Buna karşı ben bütün Dersîmlileri, Dersîm’e sahip çıkmaya çağırıyorum. Dersîm’in doğasına, Dersîm’in inancına, Dersîm’in kültürüne, Dersîm’in tarihine sahip çıkmaya çağırıyorum. Dersîm’e sahip çıkmanın yolu da, kesinlikle bu faşist soykırımcı iktidarın yıkılmasından geçiyor. Bu iktidar, bu iktidarın politikaları, saldırı, yıkım geliştiriyor.
O açıdan da ben Dersîm halkını, özellikle bu seçimde Yeşil Sol Parti adayına oy vermeye çağırıyorum. Mutlaka herkes ama herkes sandık başına gitmelidir. Yeşil Sol Parti adayına Dersîm’de oy vermelidir. Dersîm düşmanı, Kürt düşmanı, Alevi düşmanı, kadın düşmanı, gençlik düşmanı bu faşist iktidar kesinlikle bu seçimde kaybetmelidir, yıkılmalıdır.

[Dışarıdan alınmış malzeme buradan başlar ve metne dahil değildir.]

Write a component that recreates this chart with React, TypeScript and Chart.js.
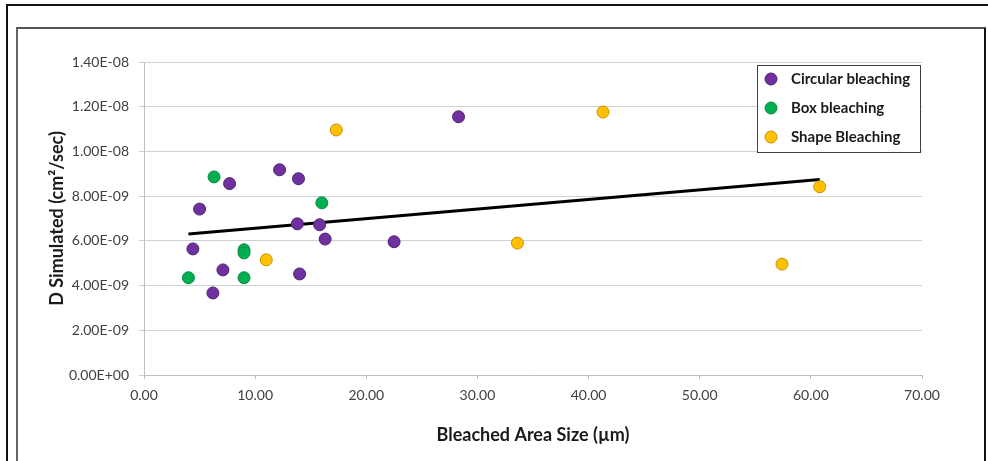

Bu anlamda da Dersîmlilere de çok büyük bir rol düşüyor. Dersîm’i kurtarmak istiyorlarsa yeniden yaratmak, yeniden inşa etmek, var etmek istiyorlarsa o zaman Dersîm’i bu hale getiren, bu zihniyetten, bu anlayıştan, bu politikalardan, bu politikanın temsilcilerinden büyük bir hesap sormalılar, hesaplaşmalılar.

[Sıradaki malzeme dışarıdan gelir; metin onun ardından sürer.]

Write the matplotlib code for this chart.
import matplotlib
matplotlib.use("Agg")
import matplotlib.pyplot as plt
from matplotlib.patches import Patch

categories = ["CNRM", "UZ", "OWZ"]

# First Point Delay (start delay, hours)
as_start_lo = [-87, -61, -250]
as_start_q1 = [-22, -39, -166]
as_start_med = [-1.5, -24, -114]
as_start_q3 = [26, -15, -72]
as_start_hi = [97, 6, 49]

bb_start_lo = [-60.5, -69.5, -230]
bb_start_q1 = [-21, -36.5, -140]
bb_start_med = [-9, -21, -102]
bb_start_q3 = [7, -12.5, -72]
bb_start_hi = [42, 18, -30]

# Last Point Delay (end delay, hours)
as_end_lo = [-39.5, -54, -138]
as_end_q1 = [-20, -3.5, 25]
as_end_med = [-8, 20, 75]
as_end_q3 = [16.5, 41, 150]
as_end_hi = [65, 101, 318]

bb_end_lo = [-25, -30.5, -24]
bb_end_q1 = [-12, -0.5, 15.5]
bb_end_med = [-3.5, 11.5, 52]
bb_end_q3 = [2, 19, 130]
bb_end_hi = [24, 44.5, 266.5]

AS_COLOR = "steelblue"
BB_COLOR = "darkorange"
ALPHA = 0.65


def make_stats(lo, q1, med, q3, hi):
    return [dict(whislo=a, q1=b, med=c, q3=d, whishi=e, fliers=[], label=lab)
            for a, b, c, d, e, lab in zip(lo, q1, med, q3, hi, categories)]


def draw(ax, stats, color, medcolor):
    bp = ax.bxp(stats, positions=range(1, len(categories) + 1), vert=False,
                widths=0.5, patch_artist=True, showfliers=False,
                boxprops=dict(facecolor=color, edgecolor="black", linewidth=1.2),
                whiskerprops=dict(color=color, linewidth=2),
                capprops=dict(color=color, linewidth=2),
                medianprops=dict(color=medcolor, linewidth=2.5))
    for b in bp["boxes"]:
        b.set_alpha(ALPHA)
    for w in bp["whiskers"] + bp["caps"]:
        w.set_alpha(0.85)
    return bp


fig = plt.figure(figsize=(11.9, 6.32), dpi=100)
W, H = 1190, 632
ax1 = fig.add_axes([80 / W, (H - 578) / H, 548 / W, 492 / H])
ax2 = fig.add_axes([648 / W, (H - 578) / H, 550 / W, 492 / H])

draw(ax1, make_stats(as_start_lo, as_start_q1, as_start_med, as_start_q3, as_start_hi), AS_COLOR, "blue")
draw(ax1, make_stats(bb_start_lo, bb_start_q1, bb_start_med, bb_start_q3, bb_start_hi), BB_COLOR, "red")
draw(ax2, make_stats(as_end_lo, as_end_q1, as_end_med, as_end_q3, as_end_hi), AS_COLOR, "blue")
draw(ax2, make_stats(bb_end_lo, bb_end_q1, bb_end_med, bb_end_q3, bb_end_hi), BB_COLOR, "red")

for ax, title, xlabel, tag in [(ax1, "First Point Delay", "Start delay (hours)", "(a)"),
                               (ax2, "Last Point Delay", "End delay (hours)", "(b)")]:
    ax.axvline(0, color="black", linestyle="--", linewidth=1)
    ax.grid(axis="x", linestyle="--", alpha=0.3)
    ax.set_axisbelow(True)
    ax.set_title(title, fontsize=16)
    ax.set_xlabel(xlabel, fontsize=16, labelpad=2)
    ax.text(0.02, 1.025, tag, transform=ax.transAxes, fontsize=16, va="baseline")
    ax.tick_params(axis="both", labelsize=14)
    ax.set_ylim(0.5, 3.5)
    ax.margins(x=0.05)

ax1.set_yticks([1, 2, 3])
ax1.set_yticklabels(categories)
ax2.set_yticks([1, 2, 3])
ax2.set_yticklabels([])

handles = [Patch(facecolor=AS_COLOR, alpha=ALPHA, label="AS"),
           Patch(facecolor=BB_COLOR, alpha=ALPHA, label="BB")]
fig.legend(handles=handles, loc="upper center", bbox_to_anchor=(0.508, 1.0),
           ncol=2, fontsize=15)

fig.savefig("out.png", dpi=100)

Tabii bu iktidarın yıkılmasıyla da her şey çözülmüyor. Bu çok derin bir zihniyettir. Türk faşist devleti, ulus devlet sistemi zihniyeti inkar imha sistemine dayanıyor, köklüdür. Fakat bu demokrasi cephesinin kazanması, Türkiye’nin demokratikleşmesi temelinde çok güçlü bir mücadele cephesini oluşturacak. Bu konuda çok önemli gelişmeler ortaya çıkacak. Türkiye’de yeni dinamikler ortaya çıkacak. Demokrasi zemini gelişecek, güçlenecek. Türkiye’nin demokratikleşmesine dönük, demokratik cumhuriyet inşası, demokratik bir yönetim, demokratik bir sistem çok önemli bir imkan ve mücadele zemini ortaya çıkarmış olacak. Bu açıdan, bu seçimlerde herkes üzerine düşen rolü oynamalıdır. Buna uygun yaklaşmalıdır.